マリオを主役とするスーパーマリオはファミコン全盛期、ビデオゲームの世界的金字塔となった。その後も、レトロなゲームとしてノスタルジーを誘い、その人気は今も衰えていない。2016年のリオ五輪の閉会式で、亡き安倍元首相がマリオに扮して舞台に立ったのも、マリオが世界中で親しまれているスーパーセレブであることを証明している。
しかし、世界のスーパーセレブだからといって、マリオはいつも上手くいってきたわけではなかった。実は、スーパーマリオは30年前の1993年にも『スーパーマリオ 魔界帝国の女神』としてライブ・アクション映画化されているが、同作品は“ダーク過ぎる”と捉えられ、「史上最悪の映画」と揶揄されたほど悪評だった。

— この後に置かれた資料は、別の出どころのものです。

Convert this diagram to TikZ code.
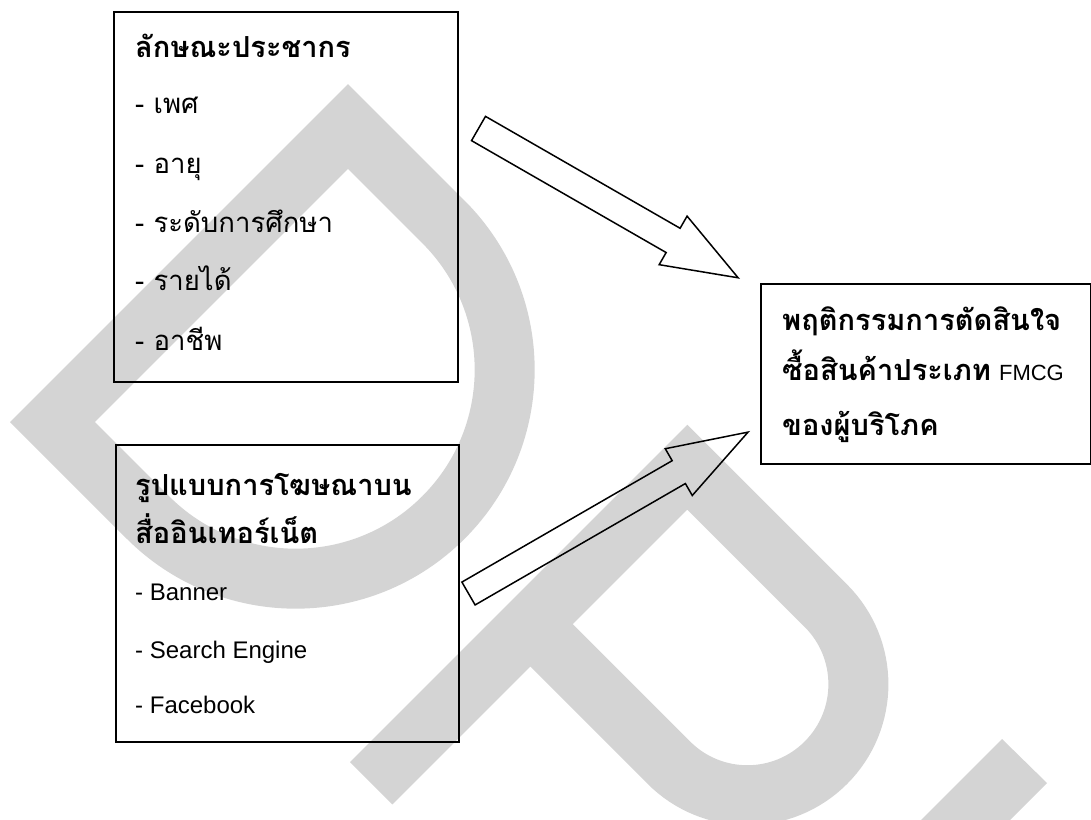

しかし、スーパーセレブは怯まなかった。今回の作品で見事にリベンジを果たした。リベンジに成功したのはなぜか?
大ヒットのカギはSNSにあった
『タイム』誌がその要因はインターネットにあると指摘している。映画公開後、ツイッターやTikTokなどのSNSで“スーパーマリオムービー”や“スーパーマリオブラザーズ”のハッシュタグが付けられた投稿が4億回も視聴されたからだ。“スーパーマリオブラザーズ”というハッシュタグは、3月、TikTokでは最多のハッシュタグの一つにもなっていたという。
また、2020年に、映画の製作が開始された直後から、ファンたちがキャスティングについて投稿し、SNS上では早くも話題になっていたようだ。そして、昨秋、映画のトレイラーが公開されると、ファンたちはSNS上でコミュニティーを形成。投稿型ソーシャルサイトRedditのスーパーマリオのコミュニティーには13万人を超えるファンが、任天堂のコミュニティーには200万人以上のファンが集まって、スーパーマリオについて語り合った。映画公開前から“スーパーマリオ祭り”が始まり、すでに盛り上がっていたわけである。